Because it is actually a 'neither'.

If you use enum, it is easy to add extra functionality (set of variants is fixed, just implement it for all of them), but adding extra variant would break user's code (set of functions matching on the enum is open and out of anyone's control, they would not get automatically implemented for the new variant).

If you use trait objects, adding extra 'variant' is easy (set of methods is fixed, just implement all of them) while adding extra functionality would break user's code (set of implementors of the trait is open and out of anyone's control, the new method would not get automatically implemented).

With your suggestion you get disadvantages of both approaches (both adding a variant and adding a method would break user's code).


It's just like how raw pointers are usually not idiomatic. Trait objects and pointers are both for specific situations but can technically work for more than that. Trait objects enable runtime trait polymorphism, but they only exist because there are some downsides to compile-time polymorphism.

In this case, the only downside of the enum is having to write a match for every trait method. This is a pretty small downside, especially with macros available.

There's no apparent issue with code size, and since it's an application, there's no need for ergonomics for users of a library; any extension can be made on the enum itself.

No, there are situations where compile-time polymorphism is impossible. Trait objects are necesary, and it's perfectly fine to use them. They are nothing like raw pointers or unsafe code.

1 Like

That is what I meant by downsides. This is not one of those situations.

That's also true of raw pointers and unsafe code.

Which one? I don't get what you are referring to here. Trait objects would be a perfectly fine solution to OPs problem, as they want dynamic dispatch.

The original post at the top. It is not impossible with enums.

This sounds like reinventing the wheel. There are other downsides of an enum approach besides all the typing (which is a significant downside because you and your colleagues are going to have to read all that boilerplate): for instance, it wastes memory, because in this case every value is the size of the larger variant.

dyn Trait has a really undeserved bad reputation.

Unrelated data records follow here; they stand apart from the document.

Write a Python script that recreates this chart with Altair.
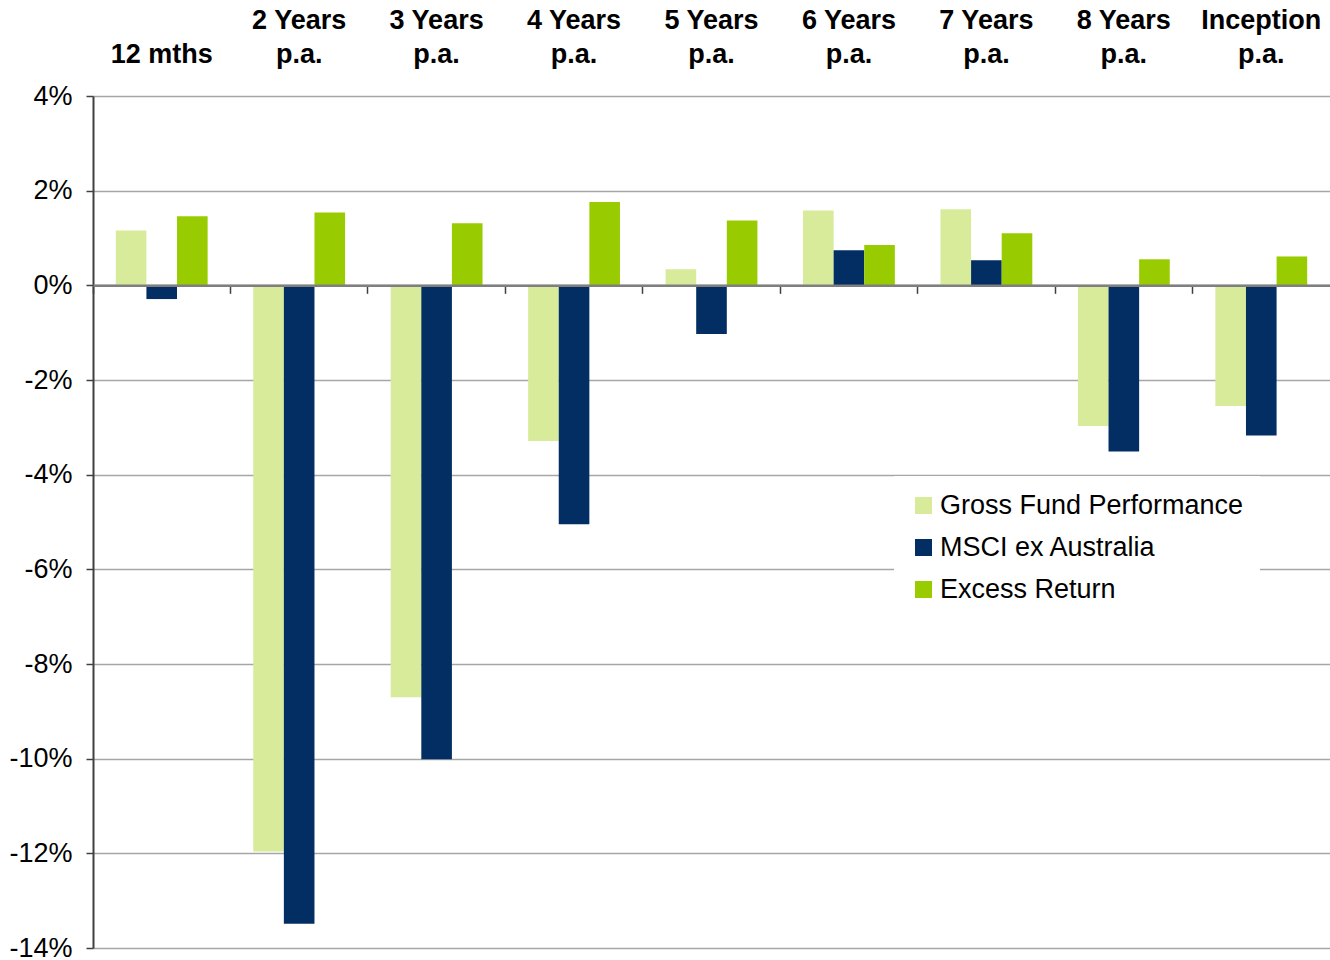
import altair as alt
import pandas as pd

# Return periods (a "|" marks a line break in the axis label)
categories = [
    "12 mths", "2 Years|p.a.", "3 Years|p.a.", "4 Years|p.a.", "5 Years|p.a.",
    "6 Years|p.a.", "7 Years|p.a.", "8 Years|p.a.", "Inception|p.a.",
]
series = ["Gross Fund Performance", "MSCI ex Australia", "Excess Return"]

# Returns in percent
gross = [1.16, -11.96, -8.70, -3.29, 0.34, 1.58, 1.61, -2.97, -2.55]
msci = [-0.29, -13.49, -10.01, -5.05, -1.03, 0.74, 0.53, -3.51, -3.17]
excess = [1.46, 1.54, 1.31, 1.76, 1.37, 0.85, 1.10, 0.55, 0.61]

colors = ["#D7EB9B", "#032E63", "#99CC00"]
y_ticks = [-14, -12, -10, -8, -6, -4, -2, 0, 2, 4]

FONT = "Liberation Sans"
Y_MIN, Y_MAX = -14, 4
W, H = 1237, 852

rows = []
for name, vals in zip(series, [gross, msci, excess]):
    for cat, v in zip(categories, vals):
        rows.append({"period": cat, "series": name, "value": v})
df = pd.DataFrame(rows)

# pixel offset that moves the bottom axis up onto the 0% line
zero_offset = -H * (0 - Y_MIN) / (Y_MAX - Y_MIN)

x_scale = alt.Scale(paddingInner=0, paddingOuter=0)

# single-line labels sit on the second line, level with "p.a."
label_expr = (
    "indexof(datum.value, '|') < 0 ? ['', datum.value] : split(datum.value, '|')"
)

bars = alt.Chart(df).mark_bar().encode(
    x=alt.X(
        "period:N", sort=categories, scale=x_scale,
        axis=alt.Axis(
            orient="top", title=None, ticks=False, domain=False, grid=False,
            labelAngle=0, labelExpr=label_expr,
            labelFont=FONT, labelFontSize=27, labelFontWeight="bold",
            labelColor="black", labelLineHeight=34, labelPadding=62,
            labelBaseline="bottom", labelLimit=300,
        ),
    ),
    xOffset=alt.XOffset(
        "series:N", sort=series,
        scale=alt.Scale(domain=series, paddingInner=0, paddingOuter=0.745),
    ),
    y=alt.Y(
        "value:Q",
        scale=alt.Scale(domain=[Y_MIN, Y_MAX], nice=False),
        axis=alt.Axis(
            title=None, values=y_ticks, labelExpr="datum.value + '%'",
            labelFont=FONT, labelFontSize=27, labelColor="black",
            labelPadding=14, tickSize=7, tickColor="#404040", tickWidth=1.5,
            domainColor="#404040", domainWidth=2,
            gridColor="#A6A6A6", gridWidth=1.3,
        ),
    ),
    y2=alt.datum(0),
    color=alt.Color(
        "series:N", sort=series,
        scale=alt.Scale(domain=series, range=colors),
        legend=alt.Legend(
            title=None, orient="none", legendX=801, legendY=380,
            symbolType="square", symbolSize=289, symbolStrokeWidth=0,
            labelFont=FONT, labelFontSize=27, labelColor="black",
            labelOffset=3, labelLimit=500, rowPadding=14, padding=16,
            fillColor="white",
        ),
    ),
)

# zero line with category dividers, drawn as a second x axis
zero_axis = alt.Chart(df).mark_point(opacity=0).encode(
    x=alt.X(
        "period:N", sort=categories, scale=x_scale,
        axis=alt.Axis(
            orient="bottom", offset=zero_offset, title=None, labels=False,
            grid=False, bandPosition=0, domainColor="#7F7F7F", domainWidth=2.5,
            tickColor="#404040", tickSize=8, tickWidth=1.5, zindex=1,
        ),
    ),
)

chart = (
    alt.layer(bars, zero_axis)
    .resolve_axis(x="independent")
    .properties(
        width=W, height=H,
        padding={"left": 93, "top": 96, "right": 0, "bottom": 12},
        autosize=alt.AutoSizeParams(type="none"),
        background="white",
    )
    .configure_view(stroke=None)
)

chart.save("out.html", embed_options={"renderer": "svg", "actions": False})
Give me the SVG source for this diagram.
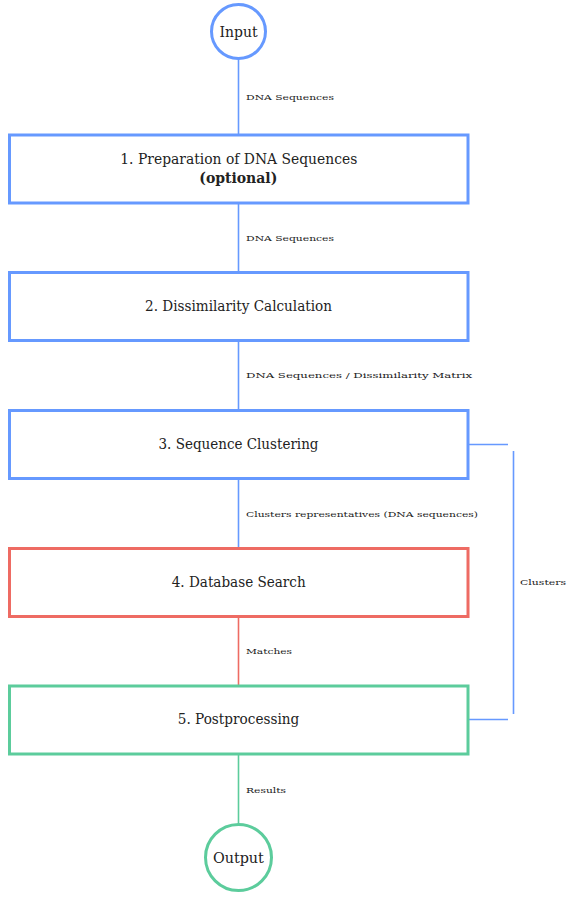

I think this stems from a C++ guideline that says you should avoid virtual.

1 Like

It's not impossible with enums, but impossible with compile-time polymorphism. Also, a trait object is likely a better solution in this case than an enum would be.

There was some conversation about this in another thread recently that might be of interest to you:


It will waste memory if the largest type is larger than a pointer (with at least the same alignment). Pointers aren't huge, and memory isn't always an issue, but it's something to consider. You can always make the memory usage the same by boxing the large variants. And they're not even the same memory: the enum has the data inline. You can't do that with trait objects.

If I'm boxing the enum individually, I'd definitely try changing it to a trait object.

But really, I would recommend the enum over a trait object even if they compiled to the same thing. Half the questions on here are quirks about trait objects that enums don't have to worry about, like the hidden lifetime parameter (any lifetimes on the enum will be obvious), DST things (enums are statically sized), and conversion (enums are built like any other value). My only controversial take is that enums being easier to understand outweighs the advantages of trait objects in most situations.

The important part is that well-written code can take either. Then you can decide if the performance demands enums, or if trait objects will provide valuable ergonomics.

P.S. I never learned much C++ so that's not it, at least for me.